Many thanks. This was such a powerful post.

Greetings from London.

Dave King said...

The story reads like it's true, so I am assuming that it is. Either way it's sad and special and at the same time every-day, but above all it's beautifully told and all the more moving for that. Is there to be another installment?

Lisa said...

You write so beautifully. I read most of the comments and your responses too and how well many of your readers could express their views and wisdoms and how beautiful your responses are.

I can't replace the word beautiful with a more appropriate word, but if I have to, I think I will replace it with sincere.

I think the only way we could read the story without the feeling of panic and the urge to rescue, is because we know of the happy ending to the story.

We can't change the past but we certainly have so many blessings to be thankful for.

Tess Kincaid said...

You have a gift for writing. I will be thinking about this all day. It struck a chilling chord with me.

Elisabeth said...

Thanks for visiting here, Tess, and for your generous comment.

It's a comfort to think that you - whose writing I admire enormously - also appreciate mine.

Ruth said...

A huge emptiness opens up, Elisabeth, finishing this read. The feelings of a twelve-year-old. What does she think and feel? What capacities does she have? I thank god for those siblings, so strong, and present.

That you are writing this tells me you are getting to the other side of it. And for that, I rejoice, quietly.

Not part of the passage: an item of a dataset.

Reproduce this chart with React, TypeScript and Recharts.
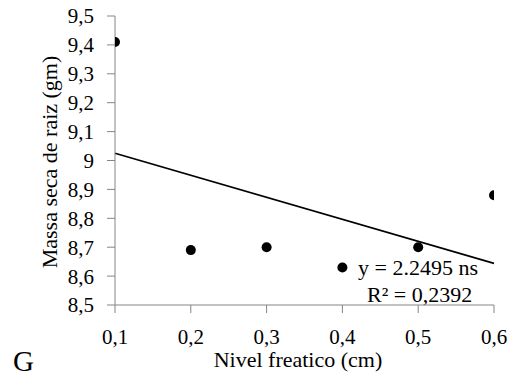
import React from "react";
import {
  ScatterChart,
  Scatter,
  XAxis,
  YAxis,
  ReferenceLine,
  Customized,
} from "recharts";

const nivel = [0.1, 0.2, 0.3, 0.4, 0.5, 0.6];
const massa = [9.41, 8.69, 8.7, 8.63, 8.7, 8.88];
const trendX = [0.1, 0.6];
const trendY = [9.025, 8.644];
const xTicks = [0.1, 0.2, 0.3, 0.4, 0.5, 0.6];
const yTicks = [8.5, 8.6, 8.7, 8.8, 8.9, 9, 9.1, 9.2, 9.3, 9.4, 9.5];
const xTitle = "Nivel freatico (cm)";
const yTitle = "Massa seca de raiz (gm)";
const eqText = "y = 2.2495 ns";
const r2Text = "R² = 0,2392";
const panelLetter = "G";

const points = nivel.map((x, i) => ({ x, y: massa[i] }));
const segment = trendX.map((x, i) => ({ x, y: trendY[i] }));

const FONT = "Liberation Serif";
const AXIS_COLOR = "#858585";

const fmtX = (v: number) => v.toFixed(1).replace(".", ",");
const fmtY = (v: number) =>
  Math.abs(v - 9) < 1e-9 ? "9" : v.toFixed(1).replace(".", ",");

const Dot = (props: any) => (
  <circle cx={props.cx} cy={props.cy} r={5} fill="#000" />
);

const Texts = () => (
  <g>
    <text
      x={57}
      y={162}
      fontSize={22}
      fontFamily={FONT}
      fill="#000"
      textAnchor="middle"
      transform="rotate(-90, 57, 162)"
    >
      {yTitle}
    </text>
    <text x={298} y={367} fontSize={22} fontFamily={FONT} fill="#000" textAnchor="middle">
      {xTitle}
    </text>
    <text x={13} y={371} fontSize={29} fontFamily={FONT} fill="#000">
      {panelLetter}
    </text>
    <text x={358} y={275} fontSize={22} fontFamily={FONT} fill="#000">
      {eqText}
    </text>
    <text x={367} y={302} fontSize={22} fontFamily={FONT} fill="#000">
      {r2Text}
    </text>
  </g>
);

export default function App() {
  return (
    <div style={{ position: "absolute", left: 0, top: 0, background: "#fff" }}>
      <ScatterChart
        width={511}
        height={378}
        margin={{ top: 16, right: 17, bottom: 0, left: 0 }}
      >
        <XAxis
          type="number"
          dataKey="x"
          domain={[0.1, 0.6]}
          ticks={xTicks}
          tickFormatter={fmtX}
          height={73}
          tickSize={8}
          tickMargin={16}
          stroke={AXIS_COLOR}
          tick={{ fill: "#000", fontSize: 21, fontFamily: FONT }}
          allowDataOverflow
        />
        <YAxis
          type="number"
          dataKey="y"
          domain={[8.5, 9.5]}
          ticks={yTicks}
          tickFormatter={fmtY}
          width={115}
          tickSize={8}
          tickMargin={13}
          stroke={AXIS_COLOR}
          tick={{ fill: "#000", fontSize: 21, fontFamily: FONT }}
          interval={0}
          allowDataOverflow
        />
        <ReferenceLine
          segment={segment}
          stroke="#000"
          strokeWidth={1.6}
          ifOverflow="visible"
        />
        <Scatter data={points} shape={Dot} isAnimationActive={false} />
        <Customized component={Texts} />
      </ScatterChart>
    </div>
  );
}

I am sorry you suffered this pain, so vast.

Elisabeth said...

Thank you Ruth for your warm response here. I am on the other side of this all these years later, but the memories remain.

Marylinn Kelly said...

Elisabeth, So heartbreakingly told, the truth, I believe, resides in the feeling, for which the details provide the frame. I have needed to flee segments of my life, though not at so young an age. Finding a way back to any sort of acceptance, compassion and even forgiveness is a long journey. Art is an ally in such work, as are 12-step programs, which I credit with saving my life at one point. Your writing grows stronger and stronger.

Elisabeth said...

Thanks again, Marylinn for your kind words and thoughts here. It is hard remembering the need to flee as a child but as you say it is also something I can now think upon with compassion.

Robert the Skeptic said...

My sister and I grew up in a household with an alcoholic father. I've never forgiven him.

Elisabeth said...

I'm sorry to hear that you too know about life with an alcoholic father, Robert. The exeriece certainly stays with you, even into old age.

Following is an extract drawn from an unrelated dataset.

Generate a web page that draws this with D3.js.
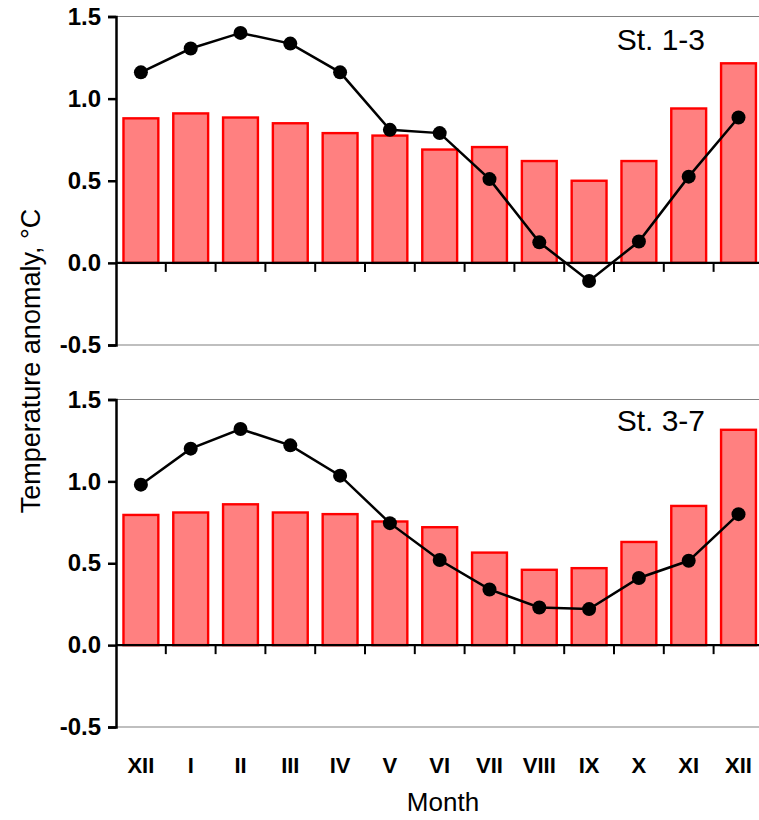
<!DOCTYPE html>
<html>
<head>
<meta charset="utf-8">
<script src="https://cdn.jsdelivr.net/npm/d3@7"></script>
<style>
  body { margin: 0; background: #fff; }
  svg { display: block; font-family: Arial, "Liberation Sans", sans-serif; }
</style>
</head>
<body>
<div id="chart"></div>
<script>
// month labels (Dec of previous year through Dec)
var months = ["XII", "I", "II", "III", "IV", "V", "VI", "VII", "VIII", "IX", "X", "XI", "XII"];
var yTicks = [-0.5, 0, 0.5, 1.0, 1.5];

// St. 1-3
var bars13 = [0.88, 0.91, 0.885, 0.85, 0.79, 0.775, 0.69, 0.705, 0.62, 0.50, 0.62, 0.94, 1.215];
var line13 = [1.16, 1.305, 1.40, 1.335, 1.16, 0.81, 0.79, 0.51, 0.125, -0.11, 0.13, 0.525, 0.885];

// St. 3-7
var bars37 = [0.795, 0.81, 0.86, 0.81, 0.80, 0.755, 0.72, 0.565, 0.46, 0.47, 0.63, 0.85, 1.315];
var line37 = [0.98, 1.20, 1.32, 1.22, 1.035, 0.745, 0.52, 0.34, 0.23, 0.22, 0.41, 0.515, 0.80];

var panelNames = ["St. 1-3", "St. 3-7"];

var W = 759, H = 820;
var svg = d3.select("#chart").append("svg")
    .attr("width", W)
    .attr("height", H);

// band scale shared by both panels
var x = d3.scaleBand()
    .domain(d3.range(months.length))
    .range([116, 116 + 49.8 * months.length])
    .paddingInner(0.3)
    .paddingOuter(0.15);

var xEdges = d3.range(1, months.length).map(function(i) { return 116 + 49.8 * i; });

// plain hyphen for negatives, like the original
var fmt = function(d) { return d3.format(".1f")(d).replace("\u2212", "-"); };

function drawPanel(top, bottom, bars, line, name, nameY, showX) {
    var y = d3.scaleLinear().domain([-0.5, 1.5]).range([bottom, top]);
    var g = svg.append("g");

    // thin gray frame lines at top and bottom
    g.append("line")
        .attr("x1", 116).attr("x2", W)
        .attr("y1", y(1.5)).attr("y2", y(1.5))
        .attr("stroke", "#808080").attr("stroke-width", 1.2);
    g.append("line")
        .attr("x1", 116).attr("x2", W)
        .attr("y1", y(-0.5)).attr("y2", y(-0.5))
        .attr("stroke", "#808080").attr("stroke-width", 1.2);

    // bars
    g.selectAll("rect.bar").data(bars).enter().append("rect")
        .attr("class", "bar")
        .attr("x", function(d, i) { return x(i); })
        .attr("width", x.bandwidth())
        .attr("y", function(d) { return y(d); })
        .attr("height", function(d) { return y(0) - y(d); })
        .attr("fill", "#ff8080")
        .attr("stroke", "#ff0000")
        .attr("stroke-width", 2.4);

    // zero line + category ticks
    g.append("line")
        .attr("x1", 116).attr("x2", W)
        .attr("y1", y(0)).attr("y2", y(0))
        .attr("stroke", "#000").attr("stroke-width", 2.2);
    g.selectAll("line.xt").data(xEdges).enter().append("line")
        .attr("class", "xt")
        .attr("x1", function(d) { return d; }).attr("x2", function(d) { return d; })
        .attr("y1", y(0)).attr("y2", y(0) + 9)
        .attr("stroke", "#000").attr("stroke-width", 2);

    // y axis
    var yAxis = d3.axisLeft(y).tickValues(yTicks).tickSize(8).tickPadding(7)
        .tickFormat(fmt);
    var ya = g.append("g").attr("transform", "translate(116,0)").call(yAxis);
    ya.select(".domain").attr("stroke", "#000").attr("stroke-width", 2.5);
    ya.selectAll(".tick line").attr("stroke", "#000").attr("stroke-width", 2.5);
    ya.selectAll(".tick text")
        .attr("fill", "#000")
        .style("font-size", "24px")
        .style("font-weight", "bold")
        .style("font-family", "Arial, 'Liberation Sans', sans-serif");

    // line with dots
    var lineGen = d3.line()
        .x(function(d, i) { return x(i) + x.bandwidth() / 2; })
        .y(function(d) { return y(d); });
    g.append("path")
        .datum(line)
        .attr("d", lineGen)
        .attr("fill", "none")
        .attr("stroke", "#000")
        .attr("stroke-width", 2.5);
    g.selectAll("circle").data(line).enter().append("circle")
        .attr("cx", function(d, i) { return x(i) + x.bandwidth() / 2; })
        .attr("cy", function(d) { return y(d); })
        .attr("r", 7)
        .attr("fill", "#000");

    g.append("text")
        .attr("x", 705).attr("y", nameY)
        .attr("text-anchor", "end")
        .style("font-size", "30px")
        .text(name);

    if (showX) {
        g.selectAll("text.mon").data(months).enter().append("text")
            .attr("class", "mon")
            .attr("x", function(d, i) { return x(i) + x.bandwidth() / 2; })
            .attr("y", 773)
            .attr("text-anchor", "middle")
            .style("font-size", "22px")
            .style("font-weight", "bold")
            .text(function(d) { return d; });
    }
}

drawPanel(16.5, 345, bars13, line13, panelNames[0], 50, false);
drawPanel(399.5, 727, bars37, line37, panelNames[1], 431, true);

svg.append("text")
    .attr("x", 443).attr("y", 811)
    .attr("text-anchor", "middle")
    .style("font-size", "26px")
    .text("Month");

svg.append("text")
    .attr("transform", "translate(40,361) rotate(-90)")
    .attr("text-anchor", "middle")
    .style("font-size", "27px")
    .text("Temperature anomaly, °C");
</script>
</body>
</html>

I hope you're feeling better now, not just physically but also emotionally.

Do you ever write about your father? As a way of getting something back from the horrors of that experience, in sharing it with others, I find it helps. In some strange unfathomable way, it helps.

Thanks, Robert.

Isabel Doyle said...

This is a fine piece Elisabeth, in spite, or because, of its grim subject matter. I think you have caught the feeling of separateness and endurance of the children very well.

Thank you also for your kind comments on my blog.

Elisabeth said...

The endurance of children is a good way of putting it, Isabel, better perhaps than using the word resilience, a word I notice everywhere. As someone said on a blog recently, too often adults talk about the resilience of children as if to convince themselves that children can cope, as if children can manage more than perhaps they can.

Thanks, Isabel. It's good to hear your voice here.